**To do:**
For the data that follows, report how many lines contain the word "size", and nothing else.

**Material:**
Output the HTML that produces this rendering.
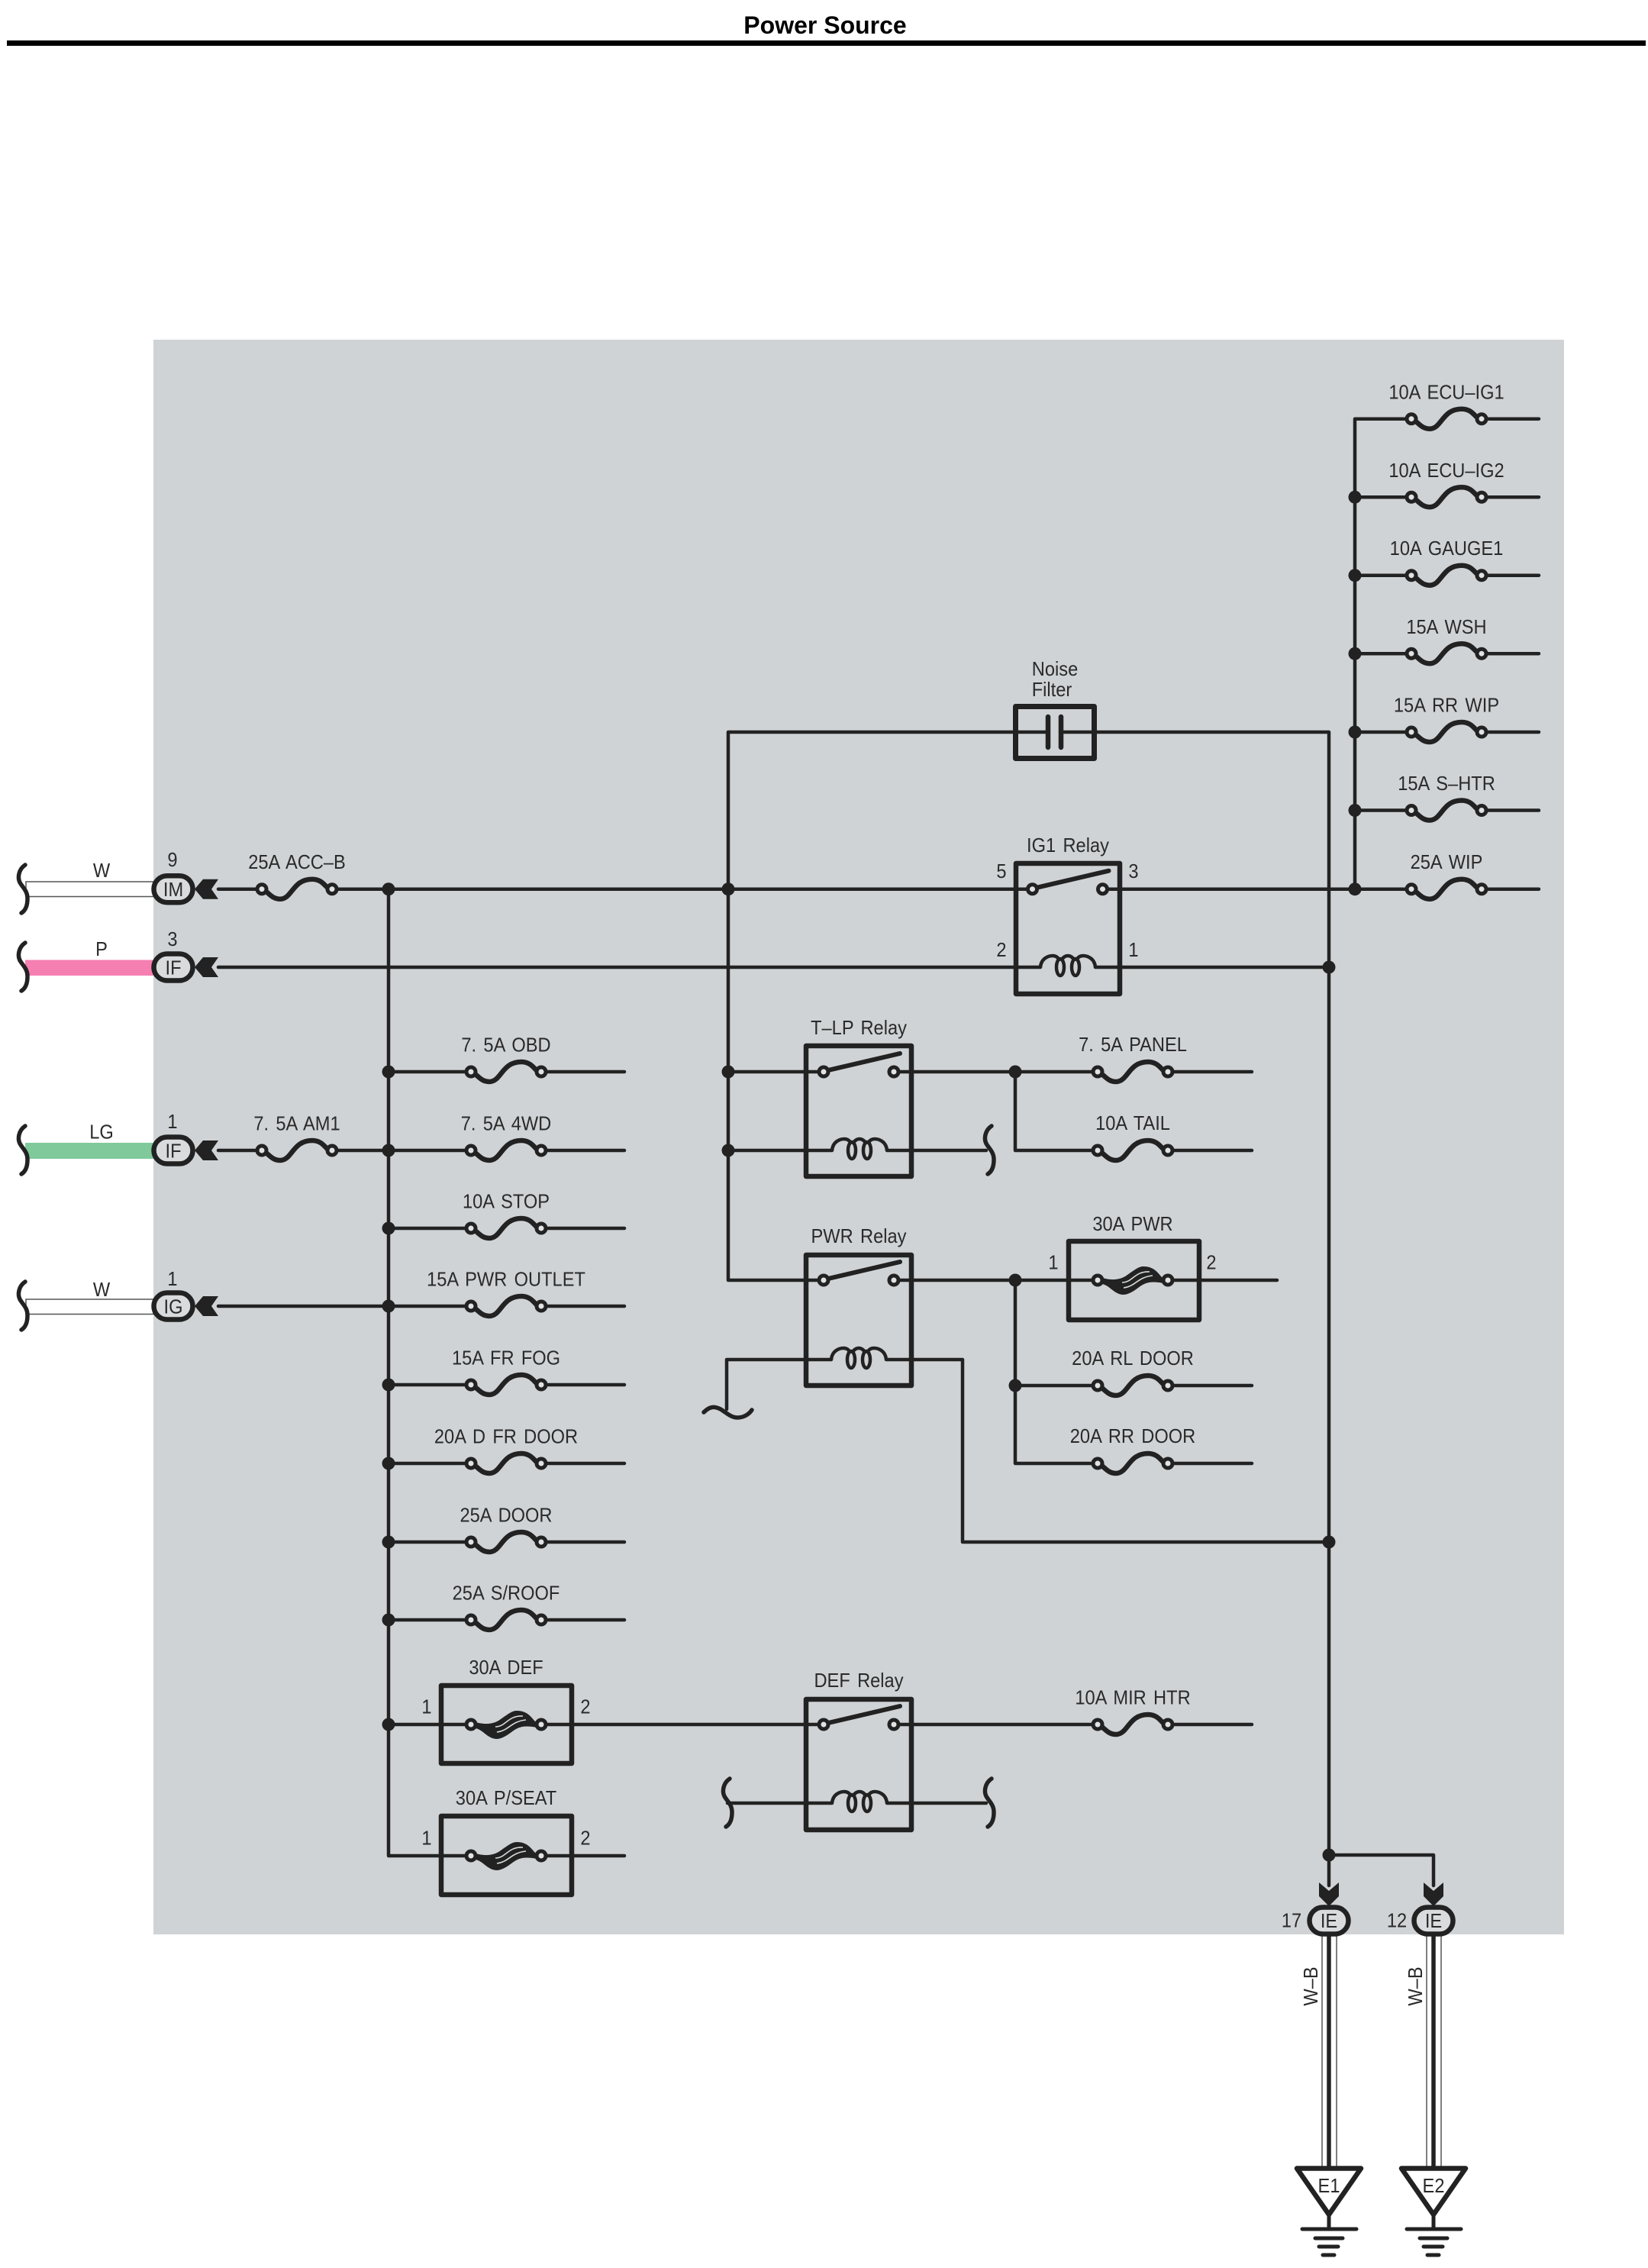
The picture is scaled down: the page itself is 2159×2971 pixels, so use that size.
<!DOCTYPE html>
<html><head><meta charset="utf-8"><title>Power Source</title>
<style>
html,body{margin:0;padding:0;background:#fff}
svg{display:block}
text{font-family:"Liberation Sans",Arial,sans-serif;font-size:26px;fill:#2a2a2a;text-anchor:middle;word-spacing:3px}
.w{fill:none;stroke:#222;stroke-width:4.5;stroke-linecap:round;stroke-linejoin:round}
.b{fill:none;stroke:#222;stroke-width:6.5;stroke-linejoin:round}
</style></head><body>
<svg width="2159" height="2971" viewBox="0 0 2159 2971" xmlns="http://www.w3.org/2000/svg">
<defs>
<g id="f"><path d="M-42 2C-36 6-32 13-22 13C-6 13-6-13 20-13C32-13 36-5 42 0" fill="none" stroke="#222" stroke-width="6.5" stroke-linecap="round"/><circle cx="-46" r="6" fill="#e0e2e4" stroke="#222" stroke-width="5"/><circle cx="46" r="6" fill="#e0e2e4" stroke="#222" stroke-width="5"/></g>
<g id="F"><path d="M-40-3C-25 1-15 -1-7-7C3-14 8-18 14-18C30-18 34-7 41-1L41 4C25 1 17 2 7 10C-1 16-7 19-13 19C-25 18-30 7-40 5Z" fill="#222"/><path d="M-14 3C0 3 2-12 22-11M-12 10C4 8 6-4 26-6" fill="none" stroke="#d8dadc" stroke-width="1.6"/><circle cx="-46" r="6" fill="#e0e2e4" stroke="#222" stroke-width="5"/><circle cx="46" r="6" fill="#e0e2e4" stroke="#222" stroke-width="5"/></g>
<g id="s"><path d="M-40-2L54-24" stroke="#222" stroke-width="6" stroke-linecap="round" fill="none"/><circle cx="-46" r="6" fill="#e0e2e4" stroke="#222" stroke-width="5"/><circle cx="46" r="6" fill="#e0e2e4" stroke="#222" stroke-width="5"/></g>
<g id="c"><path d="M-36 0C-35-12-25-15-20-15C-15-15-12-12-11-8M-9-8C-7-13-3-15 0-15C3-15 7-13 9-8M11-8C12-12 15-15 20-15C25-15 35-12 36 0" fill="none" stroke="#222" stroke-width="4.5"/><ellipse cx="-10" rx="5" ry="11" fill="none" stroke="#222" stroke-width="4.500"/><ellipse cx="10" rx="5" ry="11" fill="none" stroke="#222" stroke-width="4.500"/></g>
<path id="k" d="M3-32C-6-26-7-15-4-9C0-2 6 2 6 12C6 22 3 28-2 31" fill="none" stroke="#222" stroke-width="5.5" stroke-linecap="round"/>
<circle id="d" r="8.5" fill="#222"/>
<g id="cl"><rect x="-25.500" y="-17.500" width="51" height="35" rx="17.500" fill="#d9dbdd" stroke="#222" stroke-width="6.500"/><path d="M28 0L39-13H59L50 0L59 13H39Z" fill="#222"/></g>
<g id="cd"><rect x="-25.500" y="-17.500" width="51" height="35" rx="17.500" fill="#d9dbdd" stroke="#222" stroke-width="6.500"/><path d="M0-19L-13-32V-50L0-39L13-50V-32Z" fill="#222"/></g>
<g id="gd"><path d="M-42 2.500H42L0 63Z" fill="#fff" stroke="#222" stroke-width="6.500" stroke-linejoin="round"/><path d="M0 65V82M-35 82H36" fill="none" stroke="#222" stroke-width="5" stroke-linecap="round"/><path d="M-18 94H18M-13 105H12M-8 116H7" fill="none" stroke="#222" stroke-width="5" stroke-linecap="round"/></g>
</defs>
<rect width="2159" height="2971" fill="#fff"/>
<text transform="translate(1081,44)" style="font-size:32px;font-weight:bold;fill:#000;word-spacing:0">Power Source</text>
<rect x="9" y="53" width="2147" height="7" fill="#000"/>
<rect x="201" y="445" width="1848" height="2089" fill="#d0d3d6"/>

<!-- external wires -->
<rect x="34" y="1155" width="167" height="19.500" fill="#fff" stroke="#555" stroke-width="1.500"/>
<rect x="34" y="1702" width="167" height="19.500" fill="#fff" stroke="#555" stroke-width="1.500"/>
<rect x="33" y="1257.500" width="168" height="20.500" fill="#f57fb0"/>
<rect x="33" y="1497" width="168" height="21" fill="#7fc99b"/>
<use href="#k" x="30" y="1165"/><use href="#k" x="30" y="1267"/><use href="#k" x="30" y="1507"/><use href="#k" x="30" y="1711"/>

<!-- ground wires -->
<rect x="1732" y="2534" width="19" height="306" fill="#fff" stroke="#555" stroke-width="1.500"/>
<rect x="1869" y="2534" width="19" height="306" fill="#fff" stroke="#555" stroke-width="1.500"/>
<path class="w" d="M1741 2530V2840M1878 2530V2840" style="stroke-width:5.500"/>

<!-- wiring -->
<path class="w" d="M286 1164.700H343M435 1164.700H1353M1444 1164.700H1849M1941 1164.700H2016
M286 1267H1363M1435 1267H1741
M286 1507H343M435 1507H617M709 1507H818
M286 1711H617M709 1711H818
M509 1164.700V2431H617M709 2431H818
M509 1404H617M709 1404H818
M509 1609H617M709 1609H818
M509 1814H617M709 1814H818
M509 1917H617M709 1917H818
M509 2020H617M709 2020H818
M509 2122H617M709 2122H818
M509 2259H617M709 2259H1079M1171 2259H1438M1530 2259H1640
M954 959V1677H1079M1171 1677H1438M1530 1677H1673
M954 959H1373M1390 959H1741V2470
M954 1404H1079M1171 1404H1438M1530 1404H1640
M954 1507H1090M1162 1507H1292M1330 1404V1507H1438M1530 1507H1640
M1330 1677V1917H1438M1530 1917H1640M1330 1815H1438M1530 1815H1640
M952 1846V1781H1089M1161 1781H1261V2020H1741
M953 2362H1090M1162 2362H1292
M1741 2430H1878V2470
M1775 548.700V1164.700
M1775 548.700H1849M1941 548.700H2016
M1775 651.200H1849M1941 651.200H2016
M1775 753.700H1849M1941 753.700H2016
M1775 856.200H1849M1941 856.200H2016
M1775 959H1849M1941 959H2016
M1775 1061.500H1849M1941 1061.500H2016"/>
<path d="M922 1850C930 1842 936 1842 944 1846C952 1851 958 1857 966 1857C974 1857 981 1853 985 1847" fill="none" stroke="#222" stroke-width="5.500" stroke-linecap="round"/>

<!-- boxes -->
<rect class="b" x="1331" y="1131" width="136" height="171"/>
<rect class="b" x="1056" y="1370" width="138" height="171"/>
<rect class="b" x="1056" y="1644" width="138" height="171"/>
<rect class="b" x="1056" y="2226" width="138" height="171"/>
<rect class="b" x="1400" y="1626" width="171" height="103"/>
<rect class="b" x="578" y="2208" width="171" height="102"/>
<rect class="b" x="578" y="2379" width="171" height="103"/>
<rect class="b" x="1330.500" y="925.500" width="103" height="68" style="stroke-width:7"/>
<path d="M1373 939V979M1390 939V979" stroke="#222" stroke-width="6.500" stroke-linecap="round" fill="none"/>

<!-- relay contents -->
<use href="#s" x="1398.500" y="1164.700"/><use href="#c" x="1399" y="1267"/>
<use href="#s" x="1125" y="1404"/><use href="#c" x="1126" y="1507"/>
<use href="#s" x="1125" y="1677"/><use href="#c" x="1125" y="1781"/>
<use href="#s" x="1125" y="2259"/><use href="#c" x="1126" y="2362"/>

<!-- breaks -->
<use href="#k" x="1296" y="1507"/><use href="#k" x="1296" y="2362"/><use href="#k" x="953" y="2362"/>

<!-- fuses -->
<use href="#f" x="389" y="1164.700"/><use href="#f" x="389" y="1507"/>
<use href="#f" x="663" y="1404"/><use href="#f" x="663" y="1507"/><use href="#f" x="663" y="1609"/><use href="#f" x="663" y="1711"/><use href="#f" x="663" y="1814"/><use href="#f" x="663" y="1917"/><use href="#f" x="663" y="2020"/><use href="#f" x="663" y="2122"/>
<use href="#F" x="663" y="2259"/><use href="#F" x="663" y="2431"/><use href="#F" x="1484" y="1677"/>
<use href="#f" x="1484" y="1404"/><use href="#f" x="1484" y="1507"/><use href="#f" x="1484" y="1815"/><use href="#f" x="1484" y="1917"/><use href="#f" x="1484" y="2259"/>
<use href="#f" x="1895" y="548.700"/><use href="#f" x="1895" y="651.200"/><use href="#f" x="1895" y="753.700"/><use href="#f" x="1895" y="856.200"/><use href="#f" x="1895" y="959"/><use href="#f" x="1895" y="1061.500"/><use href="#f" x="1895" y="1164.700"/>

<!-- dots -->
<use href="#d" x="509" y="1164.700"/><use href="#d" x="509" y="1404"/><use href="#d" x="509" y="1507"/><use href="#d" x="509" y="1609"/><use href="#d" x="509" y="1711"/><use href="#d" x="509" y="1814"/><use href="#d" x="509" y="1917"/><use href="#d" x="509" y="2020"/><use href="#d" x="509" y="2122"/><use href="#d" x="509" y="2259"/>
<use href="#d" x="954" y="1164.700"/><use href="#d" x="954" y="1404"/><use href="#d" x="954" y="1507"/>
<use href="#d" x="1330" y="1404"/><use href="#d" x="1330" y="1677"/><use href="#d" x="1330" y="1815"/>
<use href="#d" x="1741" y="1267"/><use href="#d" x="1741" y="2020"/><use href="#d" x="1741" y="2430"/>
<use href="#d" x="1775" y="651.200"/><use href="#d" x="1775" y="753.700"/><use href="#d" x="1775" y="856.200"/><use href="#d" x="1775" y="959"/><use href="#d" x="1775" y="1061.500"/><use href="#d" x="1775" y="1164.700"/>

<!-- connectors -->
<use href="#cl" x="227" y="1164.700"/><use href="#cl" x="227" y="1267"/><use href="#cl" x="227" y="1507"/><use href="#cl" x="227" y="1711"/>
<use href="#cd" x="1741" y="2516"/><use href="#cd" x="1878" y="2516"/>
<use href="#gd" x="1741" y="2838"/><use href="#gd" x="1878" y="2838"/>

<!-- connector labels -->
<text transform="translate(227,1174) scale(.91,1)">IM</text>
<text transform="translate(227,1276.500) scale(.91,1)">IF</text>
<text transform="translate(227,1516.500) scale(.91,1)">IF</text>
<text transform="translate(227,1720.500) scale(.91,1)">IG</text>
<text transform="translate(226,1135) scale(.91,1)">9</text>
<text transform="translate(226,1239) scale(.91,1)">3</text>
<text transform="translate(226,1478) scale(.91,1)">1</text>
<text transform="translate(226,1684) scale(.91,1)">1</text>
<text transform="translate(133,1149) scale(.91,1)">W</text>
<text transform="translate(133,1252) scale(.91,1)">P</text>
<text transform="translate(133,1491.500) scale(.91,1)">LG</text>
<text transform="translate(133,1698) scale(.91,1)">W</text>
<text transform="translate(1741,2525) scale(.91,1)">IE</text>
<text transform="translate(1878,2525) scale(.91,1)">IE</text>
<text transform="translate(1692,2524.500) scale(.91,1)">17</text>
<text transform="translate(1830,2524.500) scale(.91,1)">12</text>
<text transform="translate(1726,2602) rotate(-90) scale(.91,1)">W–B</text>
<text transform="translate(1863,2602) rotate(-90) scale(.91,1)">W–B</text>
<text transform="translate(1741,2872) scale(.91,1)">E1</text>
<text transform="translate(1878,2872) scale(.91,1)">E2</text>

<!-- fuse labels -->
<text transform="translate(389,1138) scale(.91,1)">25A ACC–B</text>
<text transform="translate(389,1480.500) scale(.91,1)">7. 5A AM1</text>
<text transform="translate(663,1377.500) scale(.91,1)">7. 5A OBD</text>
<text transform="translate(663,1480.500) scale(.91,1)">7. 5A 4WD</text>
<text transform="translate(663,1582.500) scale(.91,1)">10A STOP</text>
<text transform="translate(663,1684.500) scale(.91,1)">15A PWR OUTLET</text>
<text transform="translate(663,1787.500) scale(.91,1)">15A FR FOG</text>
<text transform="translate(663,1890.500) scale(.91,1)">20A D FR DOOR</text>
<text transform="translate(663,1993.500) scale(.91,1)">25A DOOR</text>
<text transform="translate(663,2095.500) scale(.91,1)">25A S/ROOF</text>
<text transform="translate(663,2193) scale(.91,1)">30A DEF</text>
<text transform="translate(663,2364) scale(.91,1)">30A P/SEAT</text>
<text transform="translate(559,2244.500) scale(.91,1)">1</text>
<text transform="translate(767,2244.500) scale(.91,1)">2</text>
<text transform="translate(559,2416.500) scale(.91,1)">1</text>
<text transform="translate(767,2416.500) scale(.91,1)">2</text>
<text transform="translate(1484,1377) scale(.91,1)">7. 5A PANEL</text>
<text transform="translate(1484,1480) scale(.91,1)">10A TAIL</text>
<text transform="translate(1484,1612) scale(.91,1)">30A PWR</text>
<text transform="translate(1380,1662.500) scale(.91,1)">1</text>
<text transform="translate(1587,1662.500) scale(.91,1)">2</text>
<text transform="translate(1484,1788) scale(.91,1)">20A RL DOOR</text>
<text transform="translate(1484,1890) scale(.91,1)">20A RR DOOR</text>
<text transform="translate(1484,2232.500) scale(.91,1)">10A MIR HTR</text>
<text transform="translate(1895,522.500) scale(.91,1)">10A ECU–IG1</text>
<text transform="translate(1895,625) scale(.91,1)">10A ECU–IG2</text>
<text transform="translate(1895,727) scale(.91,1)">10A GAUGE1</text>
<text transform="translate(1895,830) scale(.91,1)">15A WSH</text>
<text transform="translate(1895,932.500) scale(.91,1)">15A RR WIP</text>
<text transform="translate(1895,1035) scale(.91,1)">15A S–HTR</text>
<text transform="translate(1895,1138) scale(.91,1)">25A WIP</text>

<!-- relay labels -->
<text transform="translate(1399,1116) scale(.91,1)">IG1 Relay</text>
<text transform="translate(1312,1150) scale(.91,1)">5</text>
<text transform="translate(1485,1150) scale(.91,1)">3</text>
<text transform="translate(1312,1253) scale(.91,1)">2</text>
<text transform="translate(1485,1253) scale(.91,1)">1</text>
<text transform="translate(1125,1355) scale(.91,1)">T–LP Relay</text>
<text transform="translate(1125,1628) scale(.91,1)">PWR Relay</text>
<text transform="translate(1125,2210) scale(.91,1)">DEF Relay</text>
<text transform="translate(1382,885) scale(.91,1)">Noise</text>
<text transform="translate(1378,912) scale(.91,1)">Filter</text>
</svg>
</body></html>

**Solved problem:**
3